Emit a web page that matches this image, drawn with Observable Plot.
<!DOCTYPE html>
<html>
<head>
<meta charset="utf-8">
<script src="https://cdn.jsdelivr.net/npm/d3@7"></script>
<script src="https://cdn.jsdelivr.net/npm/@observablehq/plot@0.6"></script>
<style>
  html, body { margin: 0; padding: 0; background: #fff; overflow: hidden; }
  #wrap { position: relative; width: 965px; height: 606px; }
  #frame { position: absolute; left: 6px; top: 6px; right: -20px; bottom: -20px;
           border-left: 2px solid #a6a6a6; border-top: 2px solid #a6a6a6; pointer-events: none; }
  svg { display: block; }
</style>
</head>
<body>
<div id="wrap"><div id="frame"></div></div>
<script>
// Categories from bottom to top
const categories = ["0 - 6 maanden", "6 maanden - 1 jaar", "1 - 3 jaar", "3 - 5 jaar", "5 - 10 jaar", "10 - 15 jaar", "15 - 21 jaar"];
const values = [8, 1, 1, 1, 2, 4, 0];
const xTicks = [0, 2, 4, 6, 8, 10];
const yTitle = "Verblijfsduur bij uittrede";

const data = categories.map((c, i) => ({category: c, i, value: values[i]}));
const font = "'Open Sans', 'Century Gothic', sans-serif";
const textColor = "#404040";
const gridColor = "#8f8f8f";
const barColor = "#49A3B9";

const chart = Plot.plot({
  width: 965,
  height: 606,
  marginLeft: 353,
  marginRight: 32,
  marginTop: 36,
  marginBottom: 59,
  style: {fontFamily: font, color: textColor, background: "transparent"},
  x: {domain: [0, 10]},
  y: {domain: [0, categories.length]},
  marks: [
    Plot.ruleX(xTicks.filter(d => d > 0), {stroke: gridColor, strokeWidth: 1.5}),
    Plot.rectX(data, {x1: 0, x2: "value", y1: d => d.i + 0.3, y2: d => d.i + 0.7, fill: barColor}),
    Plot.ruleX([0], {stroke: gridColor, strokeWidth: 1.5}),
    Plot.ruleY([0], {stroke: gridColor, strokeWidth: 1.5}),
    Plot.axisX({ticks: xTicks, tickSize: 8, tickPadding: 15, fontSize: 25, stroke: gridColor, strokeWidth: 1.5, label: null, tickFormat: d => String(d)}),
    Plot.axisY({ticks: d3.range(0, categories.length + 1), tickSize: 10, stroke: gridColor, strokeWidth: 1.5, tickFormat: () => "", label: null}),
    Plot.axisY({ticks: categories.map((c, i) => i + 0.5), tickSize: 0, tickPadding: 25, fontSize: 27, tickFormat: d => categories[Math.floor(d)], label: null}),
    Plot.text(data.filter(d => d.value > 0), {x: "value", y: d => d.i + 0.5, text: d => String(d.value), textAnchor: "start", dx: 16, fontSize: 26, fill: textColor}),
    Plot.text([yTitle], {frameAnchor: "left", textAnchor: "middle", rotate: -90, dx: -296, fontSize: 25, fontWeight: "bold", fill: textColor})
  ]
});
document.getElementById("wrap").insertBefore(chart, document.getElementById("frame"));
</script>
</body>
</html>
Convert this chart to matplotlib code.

+++++

What to produce: Extract every entry in the listing word for word.

Answer to this exercise:
Emit a web page that matches this image, drawn with Observable Plot.
<!DOCTYPE html>
<html>
<head>
<meta charset="utf-8">
<script src="https://cdn.jsdelivr.net/npm/d3@7"></script>
<script src="https://cdn.jsdelivr.net/npm/@observablehq/plot@0.6"></script>
<style>
  html, body { margin: 0; padding: 0; background: #fff; overflow: hidden; }
  #wrap { position: relative; width: 965px; height: 606px; }
  #frame { position: absolute; left: 6px; top: 6px; right: -20px; bottom: -20px;
           border-left: 2px solid #a6a6a6; border-top: 2px solid #a6a6a6; pointer-events: none; }
  svg { display: block; }
</style>
</head>
<body>
<div id="wrap"><div id="frame"></div></div>
<script>
// Categories from bottom to top
const categories = ["0 - 6 maanden", "6 maanden - 1 jaar", "1 - 3 jaar", "3 - 5 jaar", "5 - 10 jaar", "10 - 15 jaar", "15 - 21 jaar"];
const values = [8, 1, 1, 1, 2, 4, 0];
const xTicks = [0, 2, 4, 6, 8, 10];
const yTitle = "Verblijfsduur bij uittrede";

const data = categories.map((c, i) => ({category: c, i, value: values[i]}));
const font = "'Open Sans', 'Century Gothic', sans-serif";
const textColor = "#404040";
const gridColor = "#8f8f8f";
const barColor = "#49A3B9";

const chart = Plot.plot({
  width: 965,
  height: 606,
  marginLeft: 353,
  marginRight: 32,
  marginTop: 36,
  marginBottom: 59,
  style: {fontFamily: font, color: textColor, background: "transparent"},
  x: {domain: [0, 10]},
  y: {domain: [0, categories.length]},
  marks: [
    Plot.ruleX(xTicks.filter(d => d > 0), {stroke: gridColor, strokeWidth: 1.5}),
    Plot.rectX(data, {x1: 0, x2: "value", y1: d => d.i + 0.3, y2: d => d.i + 0.7, fill: barColor}),
    Plot.ruleX([0], {stroke: gridColor, strokeWidth: 1.5}),
    Plot.ruleY([0], {stroke: gridColor, strokeWidth: 1.5}),
    Plot.axisX({ticks: xTicks, tickSize: 8, tickPadding: 15, fontSize: 25, stroke: gridColor, strokeWidth: 1.5, label: null, tickFormat: d => String(d)}),
    Plot.axisY({ticks: d3.range(0, categories.length + 1), tickSize: 10, stroke: gridColor, strokeWidth: 1.5, tickFormat: () => "", label: null}),
    Plot.axisY({ticks: categories.map((c, i) => i + 0.5), tickSize: 0, tickPadding: 25, fontSize: 27, tickFormat: d => categories[Math.floor(d)], label: null}),
    Plot.text(data.filter(d => d.value > 0), {x: "value", y: d => d.i + 0.5, text: d => String(d.value), textAnchor: "start", dx: 16, fontSize: 26, fill: textColor}),
    Plot.text([yTitle], {frameAnchor: "left", textAnchor: "middle", rotate: -90, dx: -296, fontSize: 25, fontWeight: "bold", fill: textColor})
  ]
});
document.getElementById("wrap").insertBefore(chart, document.getElementById("frame"));
</script>
</body>
</html>
Convert this chart to matplotlib code.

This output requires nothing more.